During the month of March, I have been participating in the Slice of Life Challenge, hosted by Stacey Shubitz and Ruth Ayres at twowritingteachers.wordpress.com. Today, I am starting a new blog inspire by the fact that I've been trying to do more creative writing This post is part of a series about presents that I am working on, inspired by The Twelve Kinds of Ice by Ellen Bryan Obed. My father had a serious accident eleven years ago and I have been trying to figure out a way to write about it ever since. I'm trying to through this series of memoirs about the gifts he has given me and my family members throughout our lives.
Okee From Pichokee
When we were growing up, occasionally, we had a strange visitor knock on our front door. Okee from Pichokee was one of our favorite guests. We never knew when he would show up but as I remember now, he only visited when we had friends. I guess he was a pretty social guy.
Okee wore a bathrobe and always some kind of hat. Usually, he wore a cowboy hat although he showed up in a sombrero once and a couple of times, he wore a Saint Louis Cardinals baseball hat. My father was a big Cardinals fan so we liked that Okee wore that baseball hat. Okee always wore dark glasses that he kept on throughout his stay and sandals that revealed hairy toes. His toes were shaped like my dad's, with the same bumps and crooks.
Okee carried a guitar and he would enter the family room and help himself to a comfortable chair. Then, the entertainment would start. While I don't think that Okee was much of a guitarist, he could get the whole room singing. American Pie was one of his favorites since he had spent time in St. Louis and he loved the part about the levee. If one of our guest didn't know the words, he would pull a printed copy out of his bathrobe pocket. The writing looked like my dad's writing when he was trying to write neatly. (He usually didn't.) He also loved singing Country Roads, an old John Denver favorite, and a random Christmas carol or two. (It didn't matter what time of year it was to Okee.) Okee also told us stories. One of the favorites was about how he had wrestled a crocodile in the Mississippi River and won, then had given the crocodile skin to the Plymouth car dealer who had sold my father his Gold Duster. (The roof of my father's car had a scale like texture that fascinated all of us.)
Okee stayed until he was out of songs and stories and until we all asked him too many questions. Then, he would ask my mother for a glass of milk and a pickle and leave out the front door. He never, ever used the mudroom door that we always used, coming or going.

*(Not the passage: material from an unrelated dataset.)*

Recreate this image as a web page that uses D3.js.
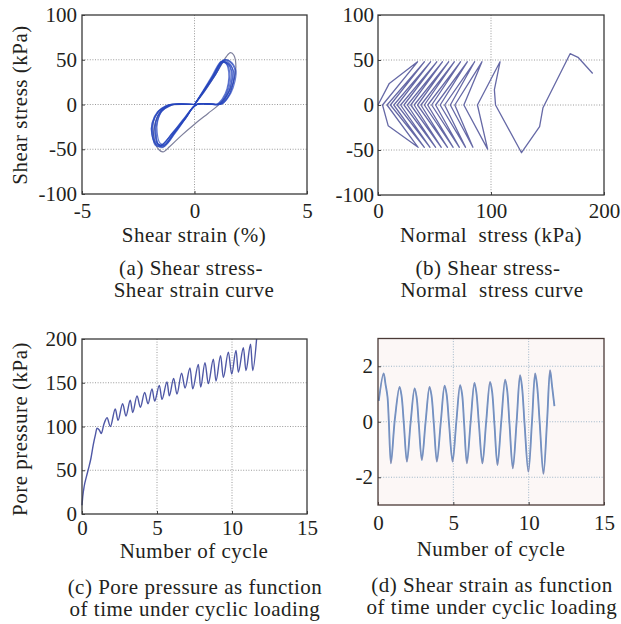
<!DOCTYPE html>
<html><head><meta charset="utf-8">
<script src="https://cdn.jsdelivr.net/npm/d3@7"></script>
<style>
html,body{margin:0;padding:0;background:#fff;}
svg{display:block;}
</style></head>
<body>
<svg id="chart" width="621" height="624"></svg>
<script>
// ---------- Panel (a): shear stress vs shear strain loops ----------
const strainTicksA = [-5, 0, 5];
const stressTicks = [-100, -50, 0, 50, 100];
const loopFirst = [[0,0],[0.5,17],[1.0,36],[1.4,53],[1.6,58],[1.75,55],[1.84,42],[1.72,24],[1.38,8],[1.05,-1],[0.6,-10],[0,-22],[-0.6,-35],[-1.1,-47],[-1.4,-53],[-1.6,-50],[-1.8,-38],[-1.76,-22],[-1.48,-7],[-1.1,-1],[-0.2,0]];
const loop1 = [[0,0],[0.4,15],[0.82,32],[1.2,48],[1.45,46],[1.62,38],[1.6,26],[1.45,13],[1.18,2],[1.02,0],[0.1,0],[-0.4,-15],[-0.88,-31],[-1.4,-46],[-1.64,-44],[-1.76,-32],[-1.74,-20],[-1.52,-8],[-1.16,-1.5],[-1.0,0],[0,0]];
const loop2 = [[0,0],[0.42,16],[0.86,33],[1.25,49],[1.52,47],[1.7,39],[1.68,27],[1.52,14],[1.24,2],[1.08,0],[0.12,0],[-0.42,-15],[-0.93,-31],[-1.45,-45],[-1.7,-43],[-1.84,-31],[-1.82,-19],[-1.58,-7],[-1.22,-1.5],[-1.05,0],[0,0]];
const loop3 = [[0,0],[0.38,14],[0.8,31],[1.22,47],[1.44,45],[1.56,37],[1.54,25],[1.4,12],[1.13,2],[0.98,0],[0.08,0],[-0.38,-15],[-0.86,-32],[-1.35,-47],[-1.6,-45],[-1.7,-33],[-1.68,-21],[-1.46,-8],[-1.12,-1.5],[-0.95,0],[0,0]];
const loop4 = [[0,0],[0.44,16],[0.88,33],[1.3,50],[1.56,48],[1.78,40],[1.76,28],[1.6,14],[1.3,2],[1.12,0],[0.1,0],[-0.45,-15],[-0.96,-31],[-1.5,-46],[-1.74,-44],[-1.9,-32],[-1.88,-20],[-1.64,-8],[-1.28,-1.5],[-1.1,0],[0,0]];
const loop5 = [[0,0],[0.37,15],[0.78,32],[1.18,48],[1.4,46],[1.52,36],[1.5,24],[1.36,12],[1.09,2],[0.95,0],[0.06,0],[-0.36,-14],[-0.83,-30],[-1.3,-45],[-1.54,-43],[-1.66,-31],[-1.64,-19],[-1.44,-7],[-1.07,-1.5],[-0.9,0],[0,0]];
const loop6 = [[0,0],[0.43,14],[0.88,31],[1.28,47],[1.54,45],[1.74,37],[1.72,25],[1.56,12],[1.24,2],[1.07,0],[0.1,0],[-0.41,-16],[-0.91,-32],[-1.42,-48],[-1.66,-46],[-1.9,-33],[-1.88,-21],[-1.6,-8],[-1.19,-1.5],[-1.02,0],[0,0]];
const loop7 = [[0,0],[0.45,16],[0.92,33],[1.35,50],[1.6,48],[1.84,38],[1.8,26],[1.62,13],[1.29,2],[1.12,0],[0.12,0],[-0.46,-16],[-0.98,-32],[-1.55,-47],[-1.76,-45],[-1.86,-33],[-1.84,-20],[-1.6,-8],[-1.24,-1.5],[-1.08,0],[0,0]];
const loop8 = [[0,0],[0.41,15],[0.84,32],[1.24,48],[1.48,46],[1.66,37],[1.64,25],[1.48,12],[1.17,2],[1.02,0],[0.08,0],[-0.4,-15],[-0.88,-31],[-1.38,-46],[-1.62,-44],[-1.74,-32],[-1.72,-20],[-1.5,-8],[-1.14,-1.5],[-0.98,0],[0,0]];
const blueLoops = [loop1, loop2, loop3, loop4, loop5, loop6, loop7, loop8];

// ---------- Panel (b): shear stress vs normal stress path ----------
const normalTicksB = [0, 100, 200];
const stressPath = [
  [0,0],[10,24],[35,48],[4,0],[9,-23],[35.5,-47],[8,0],
  [41,48],[11,0],[41,-47],[14,0],
  [46.5,48],[17,0],[46,-47],[20,0],
  [52,48],[23,0],[51,-47],[26,0],
  [57,48],[29,0],[56,-47],[32,0],
  [62.5,48],[35,0],[61.5,-47],[38,0],
  [67.5,48],[41,0],[66.5,-47],[44,0],
  [73,48],[47.5,0],[72,-47],[51,0],
  [79,48],[55,0],[77.5,-47],[59,0],
  [85.5,48],[64,0],[84,-47],[68,0],
  [92,48],[76,0],[97,-49],[88,0],
  [108,48],[103,17],[104,0],[127,-53],[143,-24],[146,-3],[170,57],[177,53],[190,35]
];

// ---------- Panel (c): pore pressure vs cycles ----------
const cycleTicks = [0, 5, 10, 15];
const poreTicks = [0, 50, 100, 150, 200];
const poreCycle = [0,0.05,0.15,0.3,0.45,0.6,0.75,0.9,1.0,1.15,1.29,1.45,1.67,1.89,2.22,2.4,2.71,2.93,3.22,3.38,3.67,3.89,4.18,4.4,4.67,4.84,5.16,5.33,5.67,5.82,6.11,6.33,6.64,6.87,7.2,7.38,7.76,7.91,8.2,8.42,8.76,8.93,9.24,9.42,9.76,9.98,10.27,10.42,10.76,10.93,11.24,11.38,11.64];
const porePressure = [10,20,32,43,53,64,79,91,98,96,92,102,110,100,120,107,126,112,130,116,135,122,139,126,143,129,147,131,151,135,155,137,161,144,167,143,171,145,173,149,177,152,181,156,185,160,187,162,190,164,194,164,200];

// ---------- Panel (d): shear strain vs cycles ----------
const strainTicksD = [-2, 0, 2];
const strainCycle = [0.05,0.37,0.5,0.63,0.72,0.86,1.12,1.43,1.56,1.72,1.92,2.17,2.43,2.56,2.71,2.91,3.16,3.42,3.55,3.71,3.91,4.17,4.42,4.55,4.72,4.95,5.2,5.45,5.58,5.72,5.9,6.15,6.4,6.53,6.7,6.93,7.18,7.44,7.57,7.73,7.93,8.18,8.44,8.57,8.73,8.95,9.2,9.43,9.56,9.73,9.98,10.22,10.43,10.56,10.74,10.98,11.22,11.42,11.55,11.71];
const shearStrain = [0.75,1.74,1.35,0.9,0.0,-1.5,0.1,1.26,0.95,-0.1,-1.44,0.0,1.2,0.9,-0.1,-1.38,0.0,1.26,0.95,-0.1,-1.44,0.0,1.3,1.0,-0.1,-1.44,0.0,1.32,1.0,-0.1,-1.5,0.0,1.4,1.05,-0.1,-1.5,0.0,1.44,1.1,-0.1,-1.56,0.0,1.52,1.15,-0.1,-1.68,0.0,1.68,1.25,-0.1,-1.8,0.0,1.74,1.3,-0.1,-1.88,0.0,1.86,1.3,0.56];

// ---------- drawing ----------
const FONT = "'Liberation Serif', 'DejaVu Serif', serif";
const svg = d3.select("#chart");
const FS = 21;
const LS = "0.5px";

function panel(c) {
  const x = d3.scaleLinear().domain(c.xDomain).range([c.left, c.right]);
  const y = d3.scaleLinear().domain(c.yDomain).range([c.bottom, c.top]);
  const g = svg.append("g");
  g.append("rect").attr("x", c.left).attr("y", c.top)
    .attr("width", c.right - c.left).attr("height", c.bottom - c.top)
    .attr("fill", c.bg || "#fff");
  const inner = (arr, dom) => arr.filter(v => v > dom[0] && v < dom[1]);
  g.selectAll(null).data(inner(c.xTicks, c.xDomain)).join("line")
    .attr("x1", d => x(d)).attr("x2", d => x(d)).attr("y1", c.top).attr("y2", c.bottom)
    .attr("stroke", c.grid || "#9a9a9a").attr("stroke-width", 1).attr("stroke-dasharray", "1,1.6");
  g.selectAll(null).data(inner(c.yTicks, c.yDomain)).join("line")
    .attr("y1", d => y(d)).attr("y2", d => y(d)).attr("x1", c.left).attr("x2", c.right)
    .attr("stroke", c.grid || "#9a9a9a").attr("stroke-width", 1).attr("stroke-dasharray", "1,1.6");
  const plot = g.append("g");
  const ax = g.append("g").attr("transform", `translate(0,${c.bottom})`)
    .call(d3.axisBottom(x).tickValues(c.xTicks).tickFormat(d => String(d))
      .tickSizeInner(-3).tickSizeOuter(0).tickPadding(c.xPad));
  const ay = g.append("g").attr("transform", `translate(${c.left},0)`)
    .call(d3.axisLeft(y).tickValues(c.yTicks).tickFormat(d => String(d))
      .tickSizeInner(-3).tickSizeOuter(0).tickPadding(c.yPad));
  [ax, ay].forEach(a => {
    a.attr("font-family", FONT).attr("font-size", FS);
    a.select(".domain").remove();
    a.selectAll(".tick line").attr("stroke", "#444");
    a.selectAll(".tick text").attr("fill", "#231f20");
  });
  g.append("rect").attr("x", c.left).attr("y", c.top)
    .attr("width", c.right - c.left).attr("height", c.bottom - c.top)
    .attr("fill", "none").attr("stroke", c.frame || "#3a3a3a").attr("stroke-width", 1.3);
  return { x, y, plot };
}

function label(txt, x, y, rotate) {
  const t = svg.append("text").attr("text-anchor", "middle")
    .attr("font-family", FONT).attr("font-size", FS).attr("fill", "#231f20")
    .attr("letter-spacing", LS)
    .attr("xml:space", "preserve").style("white-space", "pre").text(txt);
  if (rotate) t.attr("transform", `translate(${x},${y}) rotate(-90)`);
  else t.attr("x", x).attr("y", y);
  return t;
}

// Panel (a)
const pa = panel({left: 82, right: 307, top: 15, bottom: 194, xDomain: [-5, 5], yDomain: [-100, 100],
  xTicks: strainTicksA, yTicks: stressTicks, xPad: 9.5, yPad: 5});
const lineA = d3.line().x(d => pa.x(d[0])).y(d => pa.y(d[1])).curve(d3.curveCatmullRom.alpha(0.5));
pa.plot.append("path").attr("d", lineA(loopFirst)).attr("fill", "none")
  .attr("stroke", "#7d7f9c").attr("stroke-width", 1.2);
pa.plot.selectAll(null).data(blueLoops).join("path").attr("d", lineA).attr("fill", "none")
  .attr("stroke", "#2646bd").attr("stroke-width", 1.2).attr("stroke-opacity", 0.7);
label("Shear strain (%)", 194, 242);
label("Shear stress (kPa)", 27, 105, true);
label("(a) Shear stress-", 191, 275);
label("Shear strain curve", 194, 297);

// Panel (b)
const pb = panel({left: 378, right: 604, top: 15, bottom: 195, xDomain: [0, 200], yDomain: [-100, 100],
  xTicks: normalTicksB, yTicks: stressTicks, xPad: 8.5, yPad: 4});
const lineB = d3.line().x(d => pb.x(d[0])).y(d => pb.y(d[1]));
pb.plot.append("path").attr("d", lineB(stressPath)).attr("fill", "none")
  .attr("stroke", "#6669a6").attr("stroke-width", 1.3).attr("stroke-linejoin", "round");
label("Normal  stress (kPa)", 491, 242);
label("(b) Shear stress-", 488, 275);
label("Normal  stress curve", 492, 297);

// Panel (c)
const pc = panel({left: 82, right: 307, top: 339, bottom: 514, xDomain: [0, 15], yDomain: [0, 200],
  xTicks: cycleTicks, yTicks: poreTicks, xPad: 6.5, yPad: 5});
const lineC = d3.line().x((d, i) => pc.x(poreCycle[i])).y(d => pc.y(d)).curve(d3.curveMonotoneX);
pc.plot.append("path").attr("d", lineC(porePressure)).attr("fill", "none")
  .attr("stroke", "#4f58a6").attr("stroke-width", 1.4);
label("Number of cycle", 194, 558);
label("Pore pressure (kPa)", 27, 429, true);
label("(c) Pore pressure as function", 195, 594);
label("of time under cyclic loading", 195, 616);

// Panel (d)
const pd = panel({left: 378, right: 604, top: 338.5, bottom: 505, xDomain: [0, 15], yDomain: [-3, 3],
  xTicks: cycleTicks, yTicks: strainTicksD, xPad: 10.5, yPad: 5,
  bg: "#fcf7f6", grid: "#9fb6c8", frame: "#4a3a36"});
const lineD = d3.line().x((d, i) => pd.x(strainCycle[i])).y(d => pd.y(d)).curve(d3.curveCatmullRom.alpha(0.5));
pd.plot.append("path").attr("d", lineD(shearStrain)).attr("fill", "none")
  .attr("stroke", "#5b8fcf").attr("stroke-width", 1.8);
pd.plot.append("path").attr("d", lineD(shearStrain)).attr("fill", "none")
  .attr("stroke", "#e0907c").attr("stroke-width", 0.6).attr("stroke-opacity", 0.5);
label("Number of cycle", 491, 556);
label("(d) Shear strain as function", 492, 592);
label("of time under cyclic loading", 492, 614);
</script>
</body></html>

My father never got to meet Okee. Inevitably, he would come downstairs or arrive home moments after Okee's departure. Part of the routine involved debriefing Dad about the visit--what we sang, the stories we heard, whether Okee had asked for something other than a pickle. Our friends always went along with the routine and then shared the experiences with other friends. Everyone wanted to be at the house to experience an Okee from Pichokee visit.
Maybe Okee is still around today, wearing a different bathrobe and singing different songs, although he has been missing in our lives for many years. He is a great provider of the gift of humor, laughter, and imagination. And, if Okee ever knocks on your front door, I highly recommend letting him in!